'Titus Andronicus' is a violent yet satisfying exploration of power, pride, and revenge
By Tina Farmer
One of William Shakespeare's earliest plays, as well as his bloodiest, Titus Andronicus is a fast-moving, high body count play filled with anger, strategic manipulation, and unrelenting vengeance. St. Louis Shakespeare's current production, with clear direction from Tom Kopp and a script adaptation by John Wolbers, sharply focuses the complex and darkly tragic play on the intense conflict between the central characters. Bold performances are energized by a sense of rage and a well articulated story arc ensures that this production is exciting. The tension starts high and still finds several levels left to amp up the bloodstained drama.
Roman general Titus Andronicus returns home having defeated the Goths and captured their queen and her sons. After sacrificing the eldest son to the gods, he is offered the mantle of Emperor but defers to Saturninus. He immediately vows to wed Titus' daughter Lavinia, upsetting his brother Bassianus. The new emperor changes his mind, however, as soon as he sees the Goth queen Tamora, deciding to take her as his empress instead. She coyly acquiesces, and instantly begins plotting her revenge. Once the first domino falls, the deadly action continues unabated until nearly all the principle characters have suffered increasingly gruesome deaths.
Suki Peters is viciously protective and unforgiving as Tamora, alternately purring and spitting out her lines as suits her purpose. She easily keeps Roger Erb's blindly ambitious Saturninus under her thumb. Ted Drury and Michael Pierce are callously and gleefully sociopathic as her sons, and Darrious Varner is strikingly brazen as her unrepentant strategist and secret lover Aaron. Chad Little is too self-assured and stubborn for his own good as Titus, and his children pay the price. Britteny Henry, as daughter Lavinia, suffers the most before her death, her pleading facial expressions and haunting eyes convey unbearable pain. Eric Kuhn, as Titus' remaining son, returns to reunite Rome after establish peace and recruiting the Goths to his cause.
Scott McDonald, Chris LaBanca, and Riley James ensure their roles as secondary family members are effective and memorable, and the ensemble of Maxwell Knocke, Brennan Eller, Joshua Parrack, Shane Signorino, Joseph Garner, Chuck Winning, Nic Tayborn, Jeff Lovell, Meagan Wiegert, Brian Rolf, and Chuck Brinkley capably fill the remaining roles.
The tightened script underscores the brutality of the play, and Kopp's strong, purposeful direction keeps the pace constant and the stakes building. The locations of the show are covered in Winning's well-designed and purposed set, ensuring quick transitions while emphasizing the tragedy closing in on the entire cast. Darren Thompson's lights, Drury's sound, and Kuhn's direction of the violence enhance the tone, and are underscored with pensive incidental music from composer Susan Kopp. Zahrah Agha's costumes create clear designations of tribe and status through contrast. Though they also add a bit of confusion to any attempt to set the undefined period, it doesn't detract from the story a bit. In fact, the parts complement the whole to a visually striking and tension-filled success.

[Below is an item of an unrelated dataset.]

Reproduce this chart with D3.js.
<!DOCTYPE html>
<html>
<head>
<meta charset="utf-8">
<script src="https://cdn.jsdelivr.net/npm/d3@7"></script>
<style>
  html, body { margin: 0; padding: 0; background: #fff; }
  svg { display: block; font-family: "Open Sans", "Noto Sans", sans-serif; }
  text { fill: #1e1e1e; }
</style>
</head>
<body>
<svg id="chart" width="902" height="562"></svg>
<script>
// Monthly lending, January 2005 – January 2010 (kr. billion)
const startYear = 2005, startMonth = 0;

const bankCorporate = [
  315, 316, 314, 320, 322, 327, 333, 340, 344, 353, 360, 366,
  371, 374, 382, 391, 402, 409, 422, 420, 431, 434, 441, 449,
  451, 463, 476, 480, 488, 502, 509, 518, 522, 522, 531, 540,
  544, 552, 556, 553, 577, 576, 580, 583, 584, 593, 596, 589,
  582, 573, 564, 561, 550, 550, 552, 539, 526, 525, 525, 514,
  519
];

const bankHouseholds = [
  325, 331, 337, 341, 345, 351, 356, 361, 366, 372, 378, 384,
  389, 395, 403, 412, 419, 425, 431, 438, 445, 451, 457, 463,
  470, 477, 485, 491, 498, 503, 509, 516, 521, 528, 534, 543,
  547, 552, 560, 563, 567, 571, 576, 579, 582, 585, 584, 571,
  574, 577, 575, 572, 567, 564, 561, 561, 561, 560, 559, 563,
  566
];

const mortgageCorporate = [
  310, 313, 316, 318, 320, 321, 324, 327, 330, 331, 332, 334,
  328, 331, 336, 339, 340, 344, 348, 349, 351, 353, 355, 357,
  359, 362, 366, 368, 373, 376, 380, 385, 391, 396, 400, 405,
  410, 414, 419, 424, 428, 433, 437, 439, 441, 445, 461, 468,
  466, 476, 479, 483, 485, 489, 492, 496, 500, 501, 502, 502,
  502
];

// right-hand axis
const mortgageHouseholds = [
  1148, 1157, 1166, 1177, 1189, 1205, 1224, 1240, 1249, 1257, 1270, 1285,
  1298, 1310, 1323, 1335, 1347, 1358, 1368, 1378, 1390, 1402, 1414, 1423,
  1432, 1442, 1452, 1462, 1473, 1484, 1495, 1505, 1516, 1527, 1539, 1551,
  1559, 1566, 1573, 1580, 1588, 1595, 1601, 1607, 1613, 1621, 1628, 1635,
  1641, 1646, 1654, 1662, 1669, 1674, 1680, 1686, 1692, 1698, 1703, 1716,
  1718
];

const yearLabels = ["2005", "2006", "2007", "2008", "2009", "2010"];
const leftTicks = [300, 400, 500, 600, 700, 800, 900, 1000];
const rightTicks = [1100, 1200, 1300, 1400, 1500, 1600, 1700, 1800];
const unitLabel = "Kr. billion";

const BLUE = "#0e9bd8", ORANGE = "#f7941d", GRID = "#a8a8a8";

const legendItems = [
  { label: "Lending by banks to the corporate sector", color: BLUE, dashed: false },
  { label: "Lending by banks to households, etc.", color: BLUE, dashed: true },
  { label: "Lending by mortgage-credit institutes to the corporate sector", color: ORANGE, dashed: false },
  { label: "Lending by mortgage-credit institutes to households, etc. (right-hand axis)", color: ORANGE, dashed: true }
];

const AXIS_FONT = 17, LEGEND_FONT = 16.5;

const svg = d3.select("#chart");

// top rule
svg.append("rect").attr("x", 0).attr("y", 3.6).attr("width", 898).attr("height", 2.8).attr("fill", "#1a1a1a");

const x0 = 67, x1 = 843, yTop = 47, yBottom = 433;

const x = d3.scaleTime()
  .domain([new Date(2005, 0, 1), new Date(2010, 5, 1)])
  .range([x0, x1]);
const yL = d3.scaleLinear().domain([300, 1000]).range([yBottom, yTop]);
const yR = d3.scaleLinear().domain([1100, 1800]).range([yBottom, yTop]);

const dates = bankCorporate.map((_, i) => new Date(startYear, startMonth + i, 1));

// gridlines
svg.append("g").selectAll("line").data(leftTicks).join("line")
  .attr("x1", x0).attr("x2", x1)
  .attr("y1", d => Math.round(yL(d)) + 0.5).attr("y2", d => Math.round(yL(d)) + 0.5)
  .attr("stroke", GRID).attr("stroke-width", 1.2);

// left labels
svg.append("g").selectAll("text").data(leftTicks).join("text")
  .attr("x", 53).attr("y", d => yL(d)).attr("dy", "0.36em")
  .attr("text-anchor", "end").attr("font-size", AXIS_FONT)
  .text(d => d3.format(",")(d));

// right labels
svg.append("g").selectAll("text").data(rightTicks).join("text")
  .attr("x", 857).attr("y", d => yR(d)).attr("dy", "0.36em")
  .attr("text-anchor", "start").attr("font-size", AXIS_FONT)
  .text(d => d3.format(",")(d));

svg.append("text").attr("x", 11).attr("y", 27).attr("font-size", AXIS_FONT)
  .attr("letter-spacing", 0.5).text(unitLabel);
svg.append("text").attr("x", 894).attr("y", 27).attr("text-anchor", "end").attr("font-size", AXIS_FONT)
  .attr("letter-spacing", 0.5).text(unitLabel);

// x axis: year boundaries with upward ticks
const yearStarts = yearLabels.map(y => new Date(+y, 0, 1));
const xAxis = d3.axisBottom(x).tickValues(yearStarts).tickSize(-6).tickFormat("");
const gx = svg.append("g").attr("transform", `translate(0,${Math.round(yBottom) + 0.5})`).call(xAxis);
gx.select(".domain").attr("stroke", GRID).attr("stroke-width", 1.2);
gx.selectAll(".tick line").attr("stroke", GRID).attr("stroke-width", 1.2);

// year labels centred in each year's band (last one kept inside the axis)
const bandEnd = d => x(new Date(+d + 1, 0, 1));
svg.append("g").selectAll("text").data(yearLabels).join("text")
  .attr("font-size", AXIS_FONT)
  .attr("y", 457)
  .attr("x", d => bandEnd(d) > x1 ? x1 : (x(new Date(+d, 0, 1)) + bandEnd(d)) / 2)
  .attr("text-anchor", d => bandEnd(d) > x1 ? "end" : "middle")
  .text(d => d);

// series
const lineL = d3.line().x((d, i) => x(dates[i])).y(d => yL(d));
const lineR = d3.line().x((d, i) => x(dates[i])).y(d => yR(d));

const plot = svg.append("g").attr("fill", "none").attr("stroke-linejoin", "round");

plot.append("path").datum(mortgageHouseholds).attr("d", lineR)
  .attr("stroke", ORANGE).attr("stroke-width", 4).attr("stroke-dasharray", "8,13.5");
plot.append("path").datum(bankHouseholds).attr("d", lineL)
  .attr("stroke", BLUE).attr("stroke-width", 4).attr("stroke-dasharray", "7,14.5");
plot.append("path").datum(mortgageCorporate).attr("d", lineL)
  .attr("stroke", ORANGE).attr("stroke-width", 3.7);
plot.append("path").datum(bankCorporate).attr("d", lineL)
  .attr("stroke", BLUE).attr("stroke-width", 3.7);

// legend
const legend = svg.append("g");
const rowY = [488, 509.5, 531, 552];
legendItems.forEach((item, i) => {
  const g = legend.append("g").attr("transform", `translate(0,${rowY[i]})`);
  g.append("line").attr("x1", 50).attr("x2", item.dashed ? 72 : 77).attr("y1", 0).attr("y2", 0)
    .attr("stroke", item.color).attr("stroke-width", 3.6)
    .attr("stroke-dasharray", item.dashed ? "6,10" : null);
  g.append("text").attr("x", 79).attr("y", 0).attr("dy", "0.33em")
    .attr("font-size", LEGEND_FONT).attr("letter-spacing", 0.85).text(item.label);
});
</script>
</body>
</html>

Titus Andronicus is rife with twists and turns in the action as the violence is back and forth between the Romans, Goths, and Andronicus' family. The plotline is clear from the opening moments of the show, when the Goths are marched onto stage chained together and tethered by a heavy beam. As the Romans assert their power, even Shakespeare's language seems to suggest a lack of respect for the prisoners of war. The Bard then skillfully creates a queen who is more ruthless, more determined, and more bloodthirsty than the over-confident men who hold her captive. The audience doesn't dare to take their eyes off of Tamora and her consorts and, though Rome prevails, there's a viciously evil triumph before the eventual fall.
In Titus Andronicus, it is the interpretation of the script and the intensity of commitment to hatred and revenge with no mercy -- and by any means -- that powers the play. The animosity between the Romans and Goths permeates the air, and Tamora's barely contained rage and impenetrable will sears as thoroughly as the sun burns. Strong, motivated performances and careful attention to detail ensures that Titus Andronicus, running through September 3, 2017, is a bloody tragedy well done.